* _Collected material_
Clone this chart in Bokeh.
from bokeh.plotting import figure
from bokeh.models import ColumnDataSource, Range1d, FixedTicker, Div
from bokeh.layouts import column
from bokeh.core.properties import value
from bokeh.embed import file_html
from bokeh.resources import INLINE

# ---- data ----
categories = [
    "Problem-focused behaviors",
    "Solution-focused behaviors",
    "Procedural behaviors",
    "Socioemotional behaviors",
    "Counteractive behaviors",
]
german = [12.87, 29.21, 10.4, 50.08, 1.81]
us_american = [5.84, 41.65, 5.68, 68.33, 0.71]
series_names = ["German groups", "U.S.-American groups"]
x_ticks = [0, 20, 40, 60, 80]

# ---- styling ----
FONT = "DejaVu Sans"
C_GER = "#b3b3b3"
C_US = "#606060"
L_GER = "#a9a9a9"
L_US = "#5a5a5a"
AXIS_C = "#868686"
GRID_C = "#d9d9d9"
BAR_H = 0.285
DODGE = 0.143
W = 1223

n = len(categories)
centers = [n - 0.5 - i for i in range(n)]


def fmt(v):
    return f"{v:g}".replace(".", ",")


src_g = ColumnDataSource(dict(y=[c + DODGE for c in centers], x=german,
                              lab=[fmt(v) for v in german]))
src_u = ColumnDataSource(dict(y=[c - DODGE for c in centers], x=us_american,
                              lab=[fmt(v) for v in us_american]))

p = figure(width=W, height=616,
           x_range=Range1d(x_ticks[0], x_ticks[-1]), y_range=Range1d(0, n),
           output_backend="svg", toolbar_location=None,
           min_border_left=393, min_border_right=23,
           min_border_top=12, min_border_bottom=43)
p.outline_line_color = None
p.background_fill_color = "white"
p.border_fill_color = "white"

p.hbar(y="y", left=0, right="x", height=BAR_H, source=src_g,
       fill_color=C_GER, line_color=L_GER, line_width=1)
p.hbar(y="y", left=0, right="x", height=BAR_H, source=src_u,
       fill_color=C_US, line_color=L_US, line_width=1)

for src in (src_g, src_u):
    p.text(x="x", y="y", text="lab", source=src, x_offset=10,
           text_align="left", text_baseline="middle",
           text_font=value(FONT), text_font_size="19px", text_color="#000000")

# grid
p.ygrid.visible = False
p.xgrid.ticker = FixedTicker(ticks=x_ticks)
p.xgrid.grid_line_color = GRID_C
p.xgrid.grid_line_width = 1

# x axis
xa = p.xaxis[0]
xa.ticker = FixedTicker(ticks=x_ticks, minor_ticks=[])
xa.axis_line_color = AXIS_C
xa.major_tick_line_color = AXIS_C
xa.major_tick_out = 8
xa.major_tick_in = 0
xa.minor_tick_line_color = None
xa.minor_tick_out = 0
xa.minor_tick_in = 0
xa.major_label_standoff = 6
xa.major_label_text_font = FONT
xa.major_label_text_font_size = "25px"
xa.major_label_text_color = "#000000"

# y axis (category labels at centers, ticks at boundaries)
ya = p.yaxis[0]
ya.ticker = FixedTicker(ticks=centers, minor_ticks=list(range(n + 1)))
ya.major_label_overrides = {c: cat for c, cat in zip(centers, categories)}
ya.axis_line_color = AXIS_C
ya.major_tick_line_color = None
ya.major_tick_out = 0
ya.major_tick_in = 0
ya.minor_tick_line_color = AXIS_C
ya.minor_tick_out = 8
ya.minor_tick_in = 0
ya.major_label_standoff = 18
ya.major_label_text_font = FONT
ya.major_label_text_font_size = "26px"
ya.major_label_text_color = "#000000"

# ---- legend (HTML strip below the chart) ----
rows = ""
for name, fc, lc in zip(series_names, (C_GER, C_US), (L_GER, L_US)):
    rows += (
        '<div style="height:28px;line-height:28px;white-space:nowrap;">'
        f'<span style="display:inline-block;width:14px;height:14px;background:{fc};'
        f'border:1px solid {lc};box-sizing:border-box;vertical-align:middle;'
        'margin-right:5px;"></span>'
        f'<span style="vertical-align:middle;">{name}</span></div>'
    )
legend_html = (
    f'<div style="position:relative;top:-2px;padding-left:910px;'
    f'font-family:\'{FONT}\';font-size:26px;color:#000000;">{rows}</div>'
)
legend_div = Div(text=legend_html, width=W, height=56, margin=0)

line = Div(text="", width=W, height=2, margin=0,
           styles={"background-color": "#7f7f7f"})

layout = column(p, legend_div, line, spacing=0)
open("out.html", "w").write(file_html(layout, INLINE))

* _Problem details_
Print the complete listing again, exactly as it stands.

* _Full output_
Clone this chart in Bokeh.
from bokeh.plotting import figure
from bokeh.models import ColumnDataSource, Range1d, FixedTicker, Div
from bokeh.layouts import column
from bokeh.core.properties import value
from bokeh.embed import file_html
from bokeh.resources import INLINE

# ---- data ----
categories = [
    "Problem-focused behaviors",
    "Solution-focused behaviors",
    "Procedural behaviors",
    "Socioemotional behaviors",
    "Counteractive behaviors",
]
german = [12.87, 29.21, 10.4, 50.08, 1.81]
us_american = [5.84, 41.65, 5.68, 68.33, 0.71]
series_names = ["German groups", "U.S.-American groups"]
x_ticks = [0, 20, 40, 60, 80]

# ---- styling ----
FONT = "DejaVu Sans"
C_GER = "#b3b3b3"
C_US = "#606060"
L_GER = "#a9a9a9"
L_US = "#5a5a5a"
AXIS_C = "#868686"
GRID_C = "#d9d9d9"
BAR_H = 0.285
DODGE = 0.143
W = 1223

n = len(categories)
centers = [n - 0.5 - i for i in range(n)]


def fmt(v):
    return f"{v:g}".replace(".", ",")


src_g = ColumnDataSource(dict(y=[c + DODGE for c in centers], x=german,
                              lab=[fmt(v) for v in german]))
src_u = ColumnDataSource(dict(y=[c - DODGE for c in centers], x=us_american,
                              lab=[fmt(v) for v in us_american]))

p = figure(width=W, height=616,
           x_range=Range1d(x_ticks[0], x_ticks[-1]), y_range=Range1d(0, n),
           output_backend="svg", toolbar_location=None,
           min_border_left=393, min_border_right=23,
           min_border_top=12, min_border_bottom=43)
p.outline_line_color = None
p.background_fill_color = "white"
p.border_fill_color = "white"

p.hbar(y="y", left=0, right="x", height=BAR_H, source=src_g,
       fill_color=C_GER, line_color=L_GER, line_width=1)
p.hbar(y="y", left=0, right="x", height=BAR_H, source=src_u,
       fill_color=C_US, line_color=L_US, line_width=1)

for src in (src_g, src_u):
    p.text(x="x", y="y", text="lab", source=src, x_offset=10,
           text_align="left", text_baseline="middle",
           text_font=value(FONT), text_font_size="19px", text_color="#000000")

# grid
p.ygrid.visible = False
p.xgrid.ticker = FixedTicker(ticks=x_ticks)
p.xgrid.grid_line_color = GRID_C
p.xgrid.grid_line_width = 1

# x axis
xa = p.xaxis[0]
xa.ticker = FixedTicker(ticks=x_ticks, minor_ticks=[])
xa.axis_line_color = AXIS_C
xa.major_tick_line_color = AXIS_C
xa.major_tick_out = 8
xa.major_tick_in = 0
xa.minor_tick_line_color = None
xa.minor_tick_out = 0
xa.minor_tick_in = 0
xa.major_label_standoff = 6
xa.major_label_text_font = FONT
xa.major_label_text_font_size = "25px"
xa.major_label_text_color = "#000000"

# y axis (category labels at centers, ticks at boundaries)
ya = p.yaxis[0]
ya.ticker = FixedTicker(ticks=centers, minor_ticks=list(range(n + 1)))
ya.major_label_overrides = {c: cat for c, cat in zip(centers, categories)}
ya.axis_line_color = AXIS_C
ya.major_tick_line_color = None
ya.major_tick_out = 0
ya.major_tick_in = 0
ya.minor_tick_line_color = AXIS_C
ya.minor_tick_out = 8
ya.minor_tick_in = 0
ya.major_label_standoff = 18
ya.major_label_text_font = FONT
ya.major_label_text_font_size = "26px"
ya.major_label_text_color = "#000000"

# ---- legend (HTML strip below the chart) ----
rows = ""
for name, fc, lc in zip(series_names, (C_GER, C_US), (L_GER, L_US)):
    rows += (
        '<div style="height:28px;line-height:28px;white-space:nowrap;">'
        f'<span style="display:inline-block;width:14px;height:14px;background:{fc};'
        f'border:1px solid {lc};box-sizing:border-box;vertical-align:middle;'
        'margin-right:5px;"></span>'
        f'<span style="vertical-align:middle;">{name}</span></div>'
    )
legend_html = (
    f'<div style="position:relative;top:-2px;padding-left:910px;'
    f'font-family:\'{FONT}\';font-size:26px;color:#000000;">{rows}</div>'
)
legend_div = Div(text=legend_html, width=W, height=56, margin=0)

line = Div(text="", width=W, height=2, margin=0,
           styles={"background-color": "#7f7f7f"})

layout = column(p, legend_div, line, spacing=0)
open("out.html", "w").write(file_html(layout, INLINE))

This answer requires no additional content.